After weeks of being pummeled with calls for its breakup, JPMorgan Chase turned a shareholder gathering Tuesday into a daylong argument about why the company should be kept intact.

The $2.6 trillion-asset global bank's executives stressed the same point when explaining each of their businesses — it is special because of its size and scope. Yet they all vowed to rein in expenses to cope with low rates and heavy capital requirements.

Executives reaffirmed their plan to trim $2 billion in expenses from retail banking. Meanwhile, they said they would cut $2.8 billion from the corporate and investment bank. Overall, the cuts are supposed to help the company get from a 60% efficiency ratio at the end of the fourth quarter (excluding legal expenses) to something closer to 55% by 2017.

The presentations and plans were bold, but the key, of course, will be in the execution.

"The jury is still out on the breakup talks, but if they reach their [cost-cutting] targets those calls die down somewhat," Mike Mayo, an analyst from CLSA, said immediately following the program. Mayo has been among the loudest voices urging the company to consider splitting up. "If they don't meet the targets, the talks are going to remain front and center."

The company's top leaders started and ended the company's annual investor day by defending the megabank model.

"Scale has always defined the winner in banking," Chief Financial Officer Marianne Lake said early on, adding later that JPMorgan is "the most durable banking franchise in the world, with benefits only afforded to the leaders."

Jamie Dimon, the company's chairman and chief executive, said in his concluding remarks that JPMorgan has "worked long and hard" to create its scale.

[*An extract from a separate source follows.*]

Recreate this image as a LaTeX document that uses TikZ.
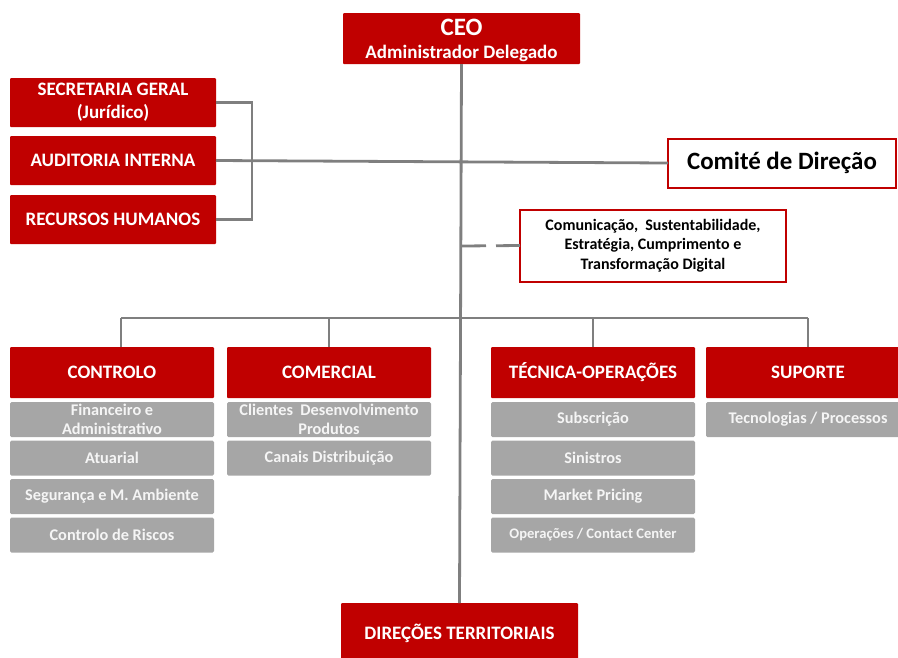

"And we are not going to give that up, not even for Richard Ramsden," Dimon said, getting laughs from the crowd. Ramsden, an analyst for Goldman Sachs, published in January a now famous research note that called for the company to consider breaking itself up.

For the company's retail operations, including the retail bank, the cards division and mortgage, the bulk of the cuts have involved personnel. At last year's investor day, JPMorgan promised $1.8 billion in cuts with an expectation of 8,000 job cuts. It delivered $2.2 billion with 11,600 jobs cut.

The company also said it is also looking to cut 300 branches in the next couple of years.

However, Gordon Smith, the CEO of the company's consumer and community banking operations, gave several examples of how the company has trimmed expenses elsewhere, too. It took out 20,000 phone lines it was paying for that were not being used. Travel is down 30%, and hotel stays are down 25%.

"We are meticulously going through any waste and driving it out," Smith said.

Technology should also help drive down costs. For instance, a deposit at a teller costs the company about 65 cents, while it cost just eight cents at ATMs and three cents if a consumer uses the company's mobile app to snap a photo of the check.

Smith was asked if his division only needed to cut $1.6 billion this year since it came in $400 million ahead of its 2014 goals.

"I thought about that momentarily before I walked to employee No. 1's office," Smith said, referring to CEO Dimon. "Best to keep it at $2 billion."

Mary Erdoes, the CEO of asset management, filled her presentation with several examples of how the company's breadth of products and services sets it apart, including one anecdote where the company helped a privately held middle-market client gain some immediate access to liquidity for its owners, then helped one of the owners with a jumbo mortgage and helped the company start planning for the possibility of someday going public.

Erdoes said she told the story because she's "not sure if [the company's benefits of scale] ever resonate with any of you," she said, later adding: "This is the fabric of this firm."

As the company cuts and drives home the point that it benefits from scale, it is still faced with a low valuation on its stock compared with some of the other big banks.

The ratio of the company's stock price to its future projected earnings is among the reasons why analysts are calling for the company to consider a separation. JPMorgan's stock trades at roughly 9 times its estimated 2016 earnings, while banks like U.S. Bancorp trade at 13 times and Wells Fargo trades at 12.3 times, according to chart in Lake's presentation.

"Why is the [price-to-earnings] ratio low? It is a legitimate question to ask," Dimon said "Huge legal and regulatory uncertainty and what that means on your ability to return capital. … We believe those [forces] will lift. I might be standing here in four years telling you why we have a premium P/E ratio."